• What is required: Return precisely the span of lines from the top of the material below to the line containing "ax2 = fig.add_axes([0.1764, 0.0712, 0.8026, 0.3576])", both included. Pictures are excluded.

-- Start Supplied material --

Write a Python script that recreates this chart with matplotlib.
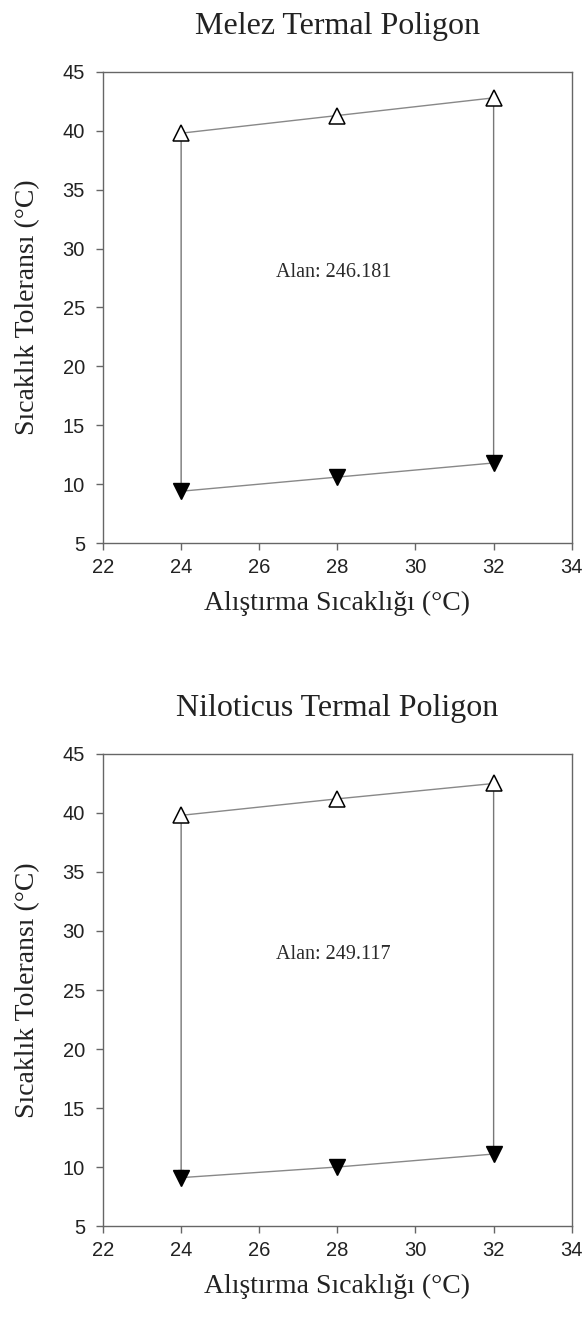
import matplotlib.pyplot as plt

# data
acclim = [24, 28, 32]
melez_ctmax = [39.8, 41.3, 42.8]
melez_ctmin = [9.4, 10.6, 11.8]
nilo_ctmax = [39.8, 41.2, 42.5]
nilo_ctmin = [9.1, 10.0, 11.1]
titles = ['Melez Termal Poligon', 'Niloticus Termal Poligon']
areas = ['Alan: 246.181', 'Alan: 249.117']

serif = ['Liberation Serif', 'DejaVu Serif']
sans = ['Liberation Sans', 'DejaVu Sans']

fig = plt.figure(figsize=(5.84, 13.2), dpi=100)
ax1 = fig.add_axes([0.1764, 0.5886, 0.8026, 0.3569])
ax2 = fig.add_axes([0.1764, 0.0712, 0.8026, 0.3576])

groups = [(ax1, melez_ctmax, melez_ctmin), (ax2, nilo_ctmax, nilo_ctmin)]
for i, (ax, up, lo) in enumerate(groups):
    ax.plot(acclim, up, color='#888888', lw=1, zorder=2)
    ax.plot(acclim, lo, color='#888888', lw=1, zorder=2)
    # vertical arrows at the outer acclimation temps
    for j in [0, -1]:
        ax.annotate('', xy=(acclim[j], lo[j]), xytext=(acclim[j], up[j]),
                    arrowprops=dict(arrowstyle='-|>', color='#777777', lw=1,
                                    shrinkA=6, shrinkB=0, mutation_scale=10),
                    zorder=1)
    ax.plot(acclim, up, ls='none', marker='^', ms=11, mfc='white',
            mec='black', mew=1.1, zorder=3)
    ax.plot(acclim, lo, ls='none', marker='v', ms=11, mfc='black',
            mec='black', zorder=3)
    ax.text(27.9, 28, areas[i], ha='center', va='center', fontsize=14.5,
            family=serif, color='#2a2a2a')

    ax.set_xlim(22, 34)
    ax.set_ylim(5, 45)
    ax.set_xticks(range(22, 35, 2))
    ax.set_yticks(range(5, 46, 5))
    ax.tick_params(axis='both', direction='out', length=5, width=1,
                   color='#666666', labelsize=14.5, labelcolor='#222222')
    ax.tick_params(axis='x', pad=6)
    ax.tick_params(axis='y', pad=8)
    for lab in ax.get_xticklabels() + ax.get_yticklabels():
        lab.set_family(sans)
    for s in ax.spines.values():
        s.set_color('#666666')
        s.set_linewidth(1)
    ax.set_title(titles[i], family=serif, fontsize=23, pad=27, color='#222222')
    ax.set_xlabel('Alıştırma Sıcaklığı (°C)', family=serif, fontsize=20,
                  labelpad=10, color='#222222')
    ax.set_ylabel('Sıcaklık Toleransı (°C)', family=serif, fontsize=20,
                  labelpad=16, color='#222222')

fig.savefig('out.png', dpi=100)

-- End Supplied material --

• Exercise answer:
Write a Python script that recreates this chart with matplotlib.
import matplotlib.pyplot as plt

# data
acclim = [24, 28, 32]
melez_ctmax = [39.8, 41.3, 42.8]
melez_ctmin = [9.4, 10.6, 11.8]
nilo_ctmax = [39.8, 41.2, 42.5]
nilo_ctmin = [9.1, 10.0, 11.1]
titles = ['Melez Termal Poligon', 'Niloticus Termal Poligon']
areas = ['Alan: 246.181', 'Alan: 249.117']

serif = ['Liberation Serif', 'DejaVu Serif']
sans = ['Liberation Sans', 'DejaVu Sans']

fig = plt.figure(figsize=(5.84, 13.2), dpi=100)
ax1 = fig.add_axes([0.1764, 0.5886, 0.8026, 0.3569])
ax2 = fig.add_axes([0.1764, 0.0712, 0.8026, 0.3576])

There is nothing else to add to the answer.